Read and combine observational filesystem snapshots

read_snapshot() reconstructs an observational layer from one or more snapshots previously created with scan_storage().

The function preserves filesystem observations as originally recorded, while appending snapshot-level provenance and contextual identifiers that support longitudinal and cross-storage analytical workflows.

The resulting table is intended to represent observed filesystem Instantiations rather than authoritative documentary entities.

Usage

read_snapshot(snapshot_files, include_repo_metadata = FALSE)

Arguments

snapshot_files

Character vector of snapshot .rds files.

include_repo_metadata

Logical.

If TRUE, repository metadata stored in snapshot attributes are materialized into the returned observational table.

The following repository-level variables may be added:

git_remote
git_branch
git_repo_id

This may increase memory usage because repository metadata are repeated across all observations belonging to the same repository.

Value

A data.frame containing combined filesystem observations.

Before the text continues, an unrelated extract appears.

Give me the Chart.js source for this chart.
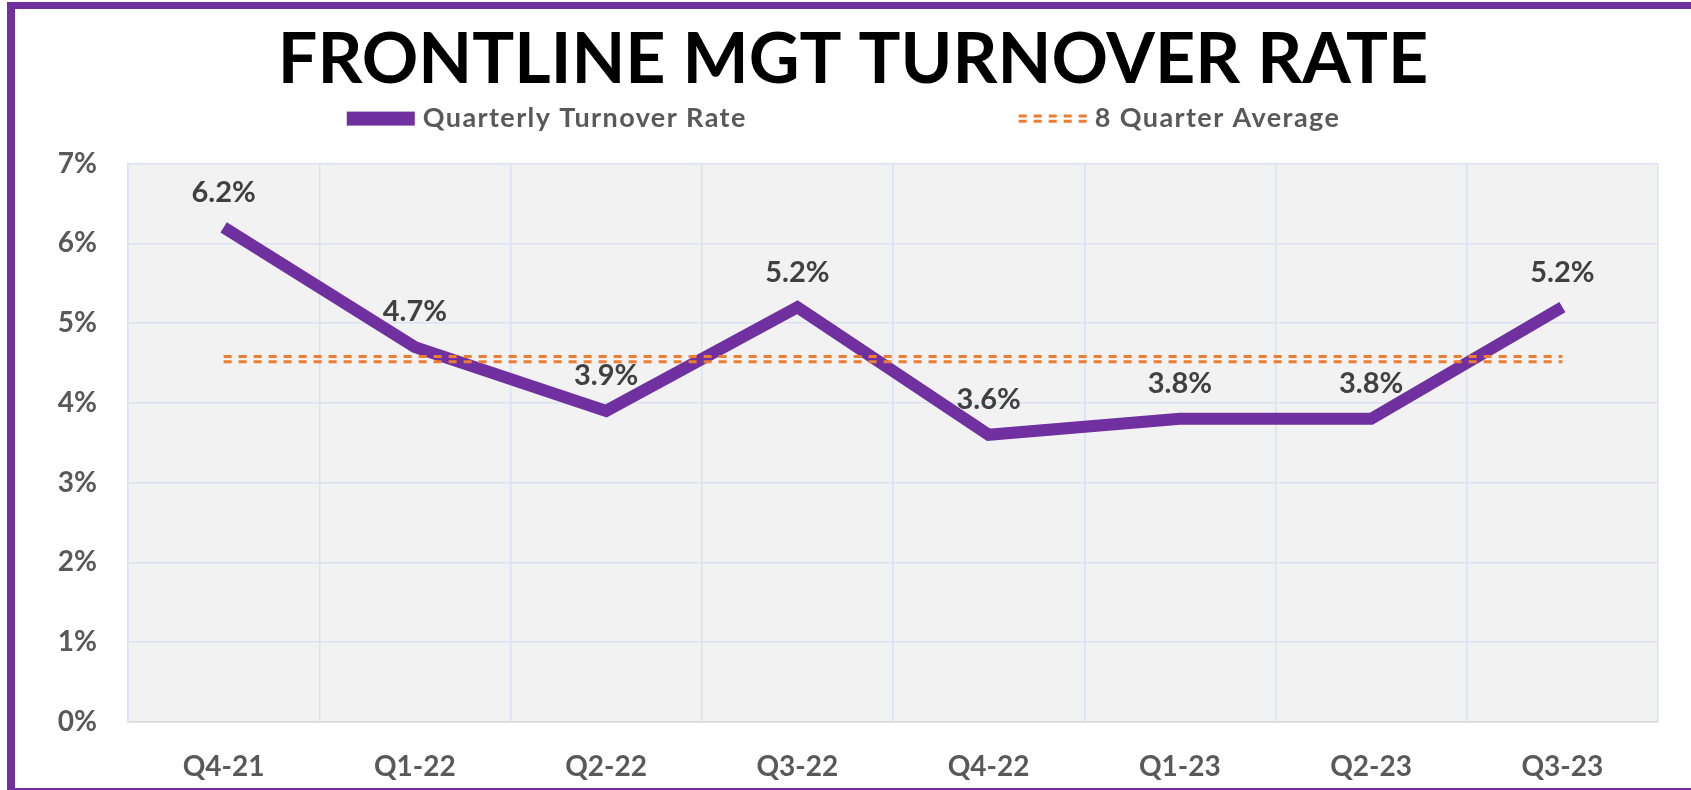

The returned table contains all variables created by scan_storage() together with additional provenance and contextual identifiers:

snapshot_file: normalized path of the source snapshot artefact
snapshot_created_at: observation timestamp recorded in snapshot metadata
snapshot_schema_version: schema version recorded in snapshot metadata
storage_full_path: globally contextualized filesystem locator (storage_id::full_path)
storage_path_id: storage-scoped logical filesystem identifier (storage_id::rel_path)
observation_id: identifier of a specific filesystem observation event, combining storage context, logical path, and observation time

Details

Read one or more serialized observational filesystem snapshots and combine them into a unified observational table.

The function performs:

observational aggregation across snapshots
snapshot-level provenance preservation
contextual identifier enrichment
optional materialization of repository-level Git metadata

The function intentionally does not:

deduplicate observations
infer stable file identity
infer Record Resources or Record Sets
resolve documentary semantics
interpret provenance relationships

Multiple observations of the same filesystem approximation may occur:

across observation times
across storage contexts
across partially overlapping snapshots
across synchronized or copied working environments

In RiC-aligned operational terms:

each row represents one observed filesystem Instantiation
repeated observations may later support inference of more stable Record Resources
higher-level documentary interpretation is deferred to later analytical or curatorial stages

Snapshot-level provenance metadata are appended as columns to support:

provenance-aware analytics
reconstruction workflows
cross-storage comparison
longitudinal temporal analysis

Repository metadata are normally stored as snapshot attributes in order to avoid repeating identical repository information across all observations. When include_repo_metadata = TRUE, repository-level metadata are materialized into the returned table to support repository-aware analytical workflows.